Gas operated rotating bolt assault rifle (6.5mmx50.5mm rounds).
It says
here that, from 1932, Swiss company Oerlikon owned the foreign/international rights to the design. So the US/UK could manufacture under license. SI victims take note!
They already had a gas operated, rotating bolt rifle design...the Garand and M1 Carbine. Which were turned into the AK-47 by the Soviets, who liberally borrowed from those designs.
I doubt the US Army will accept a 6 mm or smaller cartridge before WW2. The Navy had experienced issues with bore wear and possible failures to stop Philippine fighters with the 6 mm Lee. The early high velocity cartridges of the day were still novel experiments. The Army was conservative. It was considering smaller caliber cartridges. Early experiments favored 6.35(.25) to 7(.28) caliber cartridges. The .276 Pedersen or a rimless 6.5 Arisaka would have been perfect.
The Scotti open bolt would not be acceptable for the US Army marksmanship requirement. The heavy thump during firing would reduce target shooting scores.
The Lee Navy was harmed by the shitty metallurgy of the day, which meant the barrels weren't up to modern powders. Not an issue by the 1920s.
Plus the reports about stopping power in the Philippines weren't corroborated, in fact the fighting in Cuba showed very different results.
You're right that the caliber studies looked into 6.5mm-7mm as the ideal (the Kent Report from the OP took those results even further), but the conservatives went as big bore as they could and settled on 7mm; the .276 Pedersen was far from perfect, but it was the best that could be gotten through the infantry board at the time. The Arisaka is better, but still not really ideal.

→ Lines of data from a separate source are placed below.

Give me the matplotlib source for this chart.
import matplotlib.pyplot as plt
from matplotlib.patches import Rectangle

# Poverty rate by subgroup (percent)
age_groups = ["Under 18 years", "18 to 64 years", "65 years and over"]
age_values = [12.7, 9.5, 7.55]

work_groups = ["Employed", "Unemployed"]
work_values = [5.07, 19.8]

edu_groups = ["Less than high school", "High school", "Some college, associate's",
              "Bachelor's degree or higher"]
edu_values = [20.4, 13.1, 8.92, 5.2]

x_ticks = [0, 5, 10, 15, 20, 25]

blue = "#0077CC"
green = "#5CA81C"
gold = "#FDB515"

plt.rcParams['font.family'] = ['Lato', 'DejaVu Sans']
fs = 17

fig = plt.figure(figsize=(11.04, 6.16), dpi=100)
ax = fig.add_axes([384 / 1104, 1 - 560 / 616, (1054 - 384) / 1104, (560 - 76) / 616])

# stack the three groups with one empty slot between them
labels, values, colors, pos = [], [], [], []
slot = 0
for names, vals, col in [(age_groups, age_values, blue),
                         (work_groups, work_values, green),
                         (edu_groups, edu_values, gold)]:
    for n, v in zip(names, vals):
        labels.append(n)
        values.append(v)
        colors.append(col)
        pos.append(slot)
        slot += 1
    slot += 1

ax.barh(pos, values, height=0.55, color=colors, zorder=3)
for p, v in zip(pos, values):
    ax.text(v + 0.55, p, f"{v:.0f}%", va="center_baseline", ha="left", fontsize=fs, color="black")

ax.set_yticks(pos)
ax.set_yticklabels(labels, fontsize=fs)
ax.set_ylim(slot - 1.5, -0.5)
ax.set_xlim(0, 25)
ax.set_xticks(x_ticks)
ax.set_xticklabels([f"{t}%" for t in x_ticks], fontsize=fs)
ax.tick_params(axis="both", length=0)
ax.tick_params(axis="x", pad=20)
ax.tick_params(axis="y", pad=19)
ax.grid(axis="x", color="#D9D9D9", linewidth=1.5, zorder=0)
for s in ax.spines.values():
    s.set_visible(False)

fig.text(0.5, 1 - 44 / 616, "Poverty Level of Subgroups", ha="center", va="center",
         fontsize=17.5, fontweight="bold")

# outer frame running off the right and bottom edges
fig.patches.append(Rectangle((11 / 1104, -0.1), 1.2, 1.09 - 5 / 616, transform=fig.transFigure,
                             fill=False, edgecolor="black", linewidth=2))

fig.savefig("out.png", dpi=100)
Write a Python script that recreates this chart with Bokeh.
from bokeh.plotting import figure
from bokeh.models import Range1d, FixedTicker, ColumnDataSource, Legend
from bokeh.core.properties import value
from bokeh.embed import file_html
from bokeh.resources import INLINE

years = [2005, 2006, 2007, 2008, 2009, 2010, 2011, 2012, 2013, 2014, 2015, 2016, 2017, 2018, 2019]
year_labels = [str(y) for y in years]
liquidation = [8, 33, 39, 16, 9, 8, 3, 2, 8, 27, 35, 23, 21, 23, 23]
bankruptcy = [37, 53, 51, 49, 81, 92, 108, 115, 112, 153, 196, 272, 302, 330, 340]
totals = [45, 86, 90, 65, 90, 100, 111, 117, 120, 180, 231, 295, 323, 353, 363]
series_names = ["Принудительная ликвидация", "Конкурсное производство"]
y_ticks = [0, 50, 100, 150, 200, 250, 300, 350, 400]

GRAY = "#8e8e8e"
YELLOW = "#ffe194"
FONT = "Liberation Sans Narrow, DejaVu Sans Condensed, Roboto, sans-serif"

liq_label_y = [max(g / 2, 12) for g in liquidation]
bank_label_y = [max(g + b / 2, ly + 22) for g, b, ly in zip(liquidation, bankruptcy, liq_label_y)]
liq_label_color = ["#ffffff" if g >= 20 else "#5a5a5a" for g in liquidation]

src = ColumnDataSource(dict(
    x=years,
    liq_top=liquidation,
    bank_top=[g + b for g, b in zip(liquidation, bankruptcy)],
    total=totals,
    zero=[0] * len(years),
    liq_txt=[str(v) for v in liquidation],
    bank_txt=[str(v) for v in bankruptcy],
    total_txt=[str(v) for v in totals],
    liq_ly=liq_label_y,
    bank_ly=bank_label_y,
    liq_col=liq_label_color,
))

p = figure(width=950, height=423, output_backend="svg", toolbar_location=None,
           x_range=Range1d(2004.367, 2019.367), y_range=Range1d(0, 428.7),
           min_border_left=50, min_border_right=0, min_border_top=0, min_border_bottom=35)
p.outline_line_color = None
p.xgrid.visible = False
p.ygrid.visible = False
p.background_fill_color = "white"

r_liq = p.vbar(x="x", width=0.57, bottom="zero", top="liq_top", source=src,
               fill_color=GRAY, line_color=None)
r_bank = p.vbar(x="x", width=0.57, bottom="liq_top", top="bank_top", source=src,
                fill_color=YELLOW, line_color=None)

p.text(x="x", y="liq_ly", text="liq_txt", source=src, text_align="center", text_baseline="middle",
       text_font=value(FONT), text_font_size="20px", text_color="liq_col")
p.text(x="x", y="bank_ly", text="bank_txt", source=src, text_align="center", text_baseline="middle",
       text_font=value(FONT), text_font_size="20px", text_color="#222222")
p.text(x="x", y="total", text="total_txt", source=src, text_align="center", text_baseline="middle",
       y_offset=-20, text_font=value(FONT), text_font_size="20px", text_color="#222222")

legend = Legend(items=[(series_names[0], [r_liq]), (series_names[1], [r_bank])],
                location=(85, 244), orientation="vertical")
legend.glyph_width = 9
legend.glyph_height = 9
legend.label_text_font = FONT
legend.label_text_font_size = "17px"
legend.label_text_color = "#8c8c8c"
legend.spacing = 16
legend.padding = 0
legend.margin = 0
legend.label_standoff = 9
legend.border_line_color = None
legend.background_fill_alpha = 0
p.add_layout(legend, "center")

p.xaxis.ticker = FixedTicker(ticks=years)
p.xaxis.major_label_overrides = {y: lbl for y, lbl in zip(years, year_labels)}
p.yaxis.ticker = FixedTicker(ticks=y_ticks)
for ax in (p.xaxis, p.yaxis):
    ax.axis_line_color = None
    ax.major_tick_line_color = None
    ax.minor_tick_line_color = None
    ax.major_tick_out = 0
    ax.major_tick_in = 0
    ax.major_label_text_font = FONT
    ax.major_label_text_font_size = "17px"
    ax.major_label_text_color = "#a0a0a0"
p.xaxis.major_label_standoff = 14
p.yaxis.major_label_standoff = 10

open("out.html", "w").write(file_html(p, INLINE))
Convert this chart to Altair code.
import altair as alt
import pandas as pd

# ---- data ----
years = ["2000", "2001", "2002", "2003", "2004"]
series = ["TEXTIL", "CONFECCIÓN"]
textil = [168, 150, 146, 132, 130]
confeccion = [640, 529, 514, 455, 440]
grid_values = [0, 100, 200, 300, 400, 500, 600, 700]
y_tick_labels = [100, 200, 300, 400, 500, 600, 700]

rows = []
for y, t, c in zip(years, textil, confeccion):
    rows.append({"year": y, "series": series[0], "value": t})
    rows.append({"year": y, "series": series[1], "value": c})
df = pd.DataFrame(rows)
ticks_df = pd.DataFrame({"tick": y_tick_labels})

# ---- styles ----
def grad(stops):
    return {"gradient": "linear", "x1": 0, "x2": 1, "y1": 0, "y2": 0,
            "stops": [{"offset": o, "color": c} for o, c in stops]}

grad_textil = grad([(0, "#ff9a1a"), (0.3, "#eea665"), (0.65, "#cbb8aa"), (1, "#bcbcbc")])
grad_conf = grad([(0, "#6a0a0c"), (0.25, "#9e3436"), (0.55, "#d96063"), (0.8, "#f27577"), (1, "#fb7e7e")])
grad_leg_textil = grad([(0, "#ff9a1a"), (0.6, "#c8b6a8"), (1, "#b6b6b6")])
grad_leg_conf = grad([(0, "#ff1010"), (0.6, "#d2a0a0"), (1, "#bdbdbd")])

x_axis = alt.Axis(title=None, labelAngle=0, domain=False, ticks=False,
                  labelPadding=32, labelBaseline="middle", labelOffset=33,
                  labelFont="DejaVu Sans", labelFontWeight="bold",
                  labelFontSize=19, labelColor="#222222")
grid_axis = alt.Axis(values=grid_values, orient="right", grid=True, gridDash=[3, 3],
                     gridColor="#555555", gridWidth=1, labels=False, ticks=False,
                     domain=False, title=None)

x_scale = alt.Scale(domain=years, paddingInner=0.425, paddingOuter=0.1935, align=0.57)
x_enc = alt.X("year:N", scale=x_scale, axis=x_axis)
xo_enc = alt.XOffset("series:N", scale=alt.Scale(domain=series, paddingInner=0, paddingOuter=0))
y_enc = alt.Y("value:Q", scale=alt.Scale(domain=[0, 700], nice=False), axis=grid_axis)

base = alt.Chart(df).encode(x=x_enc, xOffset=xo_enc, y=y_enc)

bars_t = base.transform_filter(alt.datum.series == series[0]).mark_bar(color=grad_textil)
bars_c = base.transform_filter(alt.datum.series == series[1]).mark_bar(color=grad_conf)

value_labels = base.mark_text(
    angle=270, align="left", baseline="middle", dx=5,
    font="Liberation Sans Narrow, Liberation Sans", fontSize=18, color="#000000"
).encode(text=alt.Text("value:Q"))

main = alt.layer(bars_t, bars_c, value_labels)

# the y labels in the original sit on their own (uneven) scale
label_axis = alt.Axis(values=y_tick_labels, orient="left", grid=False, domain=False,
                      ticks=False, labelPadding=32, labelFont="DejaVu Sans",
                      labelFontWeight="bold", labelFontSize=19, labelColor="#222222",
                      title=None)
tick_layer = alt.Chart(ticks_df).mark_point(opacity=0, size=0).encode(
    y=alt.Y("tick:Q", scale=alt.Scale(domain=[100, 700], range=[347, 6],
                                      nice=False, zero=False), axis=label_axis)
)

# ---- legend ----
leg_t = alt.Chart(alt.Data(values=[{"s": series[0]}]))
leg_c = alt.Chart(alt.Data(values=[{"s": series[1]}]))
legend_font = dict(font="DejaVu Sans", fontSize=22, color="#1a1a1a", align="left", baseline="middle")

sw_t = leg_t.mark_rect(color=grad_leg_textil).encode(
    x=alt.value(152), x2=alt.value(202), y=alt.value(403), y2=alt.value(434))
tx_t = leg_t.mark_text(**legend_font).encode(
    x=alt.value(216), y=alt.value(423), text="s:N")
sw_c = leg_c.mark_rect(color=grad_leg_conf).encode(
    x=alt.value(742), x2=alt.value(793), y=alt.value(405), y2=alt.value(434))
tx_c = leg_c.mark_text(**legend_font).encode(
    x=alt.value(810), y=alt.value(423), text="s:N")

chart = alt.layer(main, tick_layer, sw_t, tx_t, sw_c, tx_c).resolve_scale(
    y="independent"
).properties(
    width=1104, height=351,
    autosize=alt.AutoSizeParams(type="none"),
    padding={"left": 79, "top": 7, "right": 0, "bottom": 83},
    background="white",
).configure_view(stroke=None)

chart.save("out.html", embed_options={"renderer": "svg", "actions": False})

The Scotti was meant as an anti-aircraft gun for defense against low flying aircraft, so of course it was meant to work as an automatic, but that wasn't hard to change if desired.
When the Swedes adopted their 6.5mm Swedish Mausers, they eventually decided to chamber their machine guns in 8mm Patron m/32, which was basically 8mm-06 with a wider case (170 gr at 2,800 fps) to fit in Browning actions. Any cartridge smaller than 7 x 57 Mauser would probably require this kind of split with pre-1930 propellants.
They only adopted the 8mm for their heavy machine guns because they were meant to be an anti-material/anti-aircraft weapon and very long range. So they wouldn't even take the 8mm Mauser and instead mated the Mauser caliber to the American .30-06 cartridge case to push the 8mm bullet to the max as well as be able to use the heaviest bullet possible. In a sense it was their 9mm MAS/.338 LWMMG.
Frankly the other Europeans and Americans should have accepted that the ideal solution for an MMG/HMG and an infantry rifle/LMG would be so different that it would require different cartridges. Give it to the Swedes for being ahead of the game.
The original caliber testing, started by the Army in 1925, found that an oversized .25 was the most effective of all, over the .276 and .30, for the report of the "Pig Board" tests in 1929
It had a 125 grain bullet@2659fps with a 55.9mm long case.
Indeed, which I think led to the Kent Report in OP about small caliber high velocity rounds being the most lethal.
BTW where did you find info about the case length and muzzle velocity? I've been trying to find info about the Pig and later Goat Boards and can't find the reports.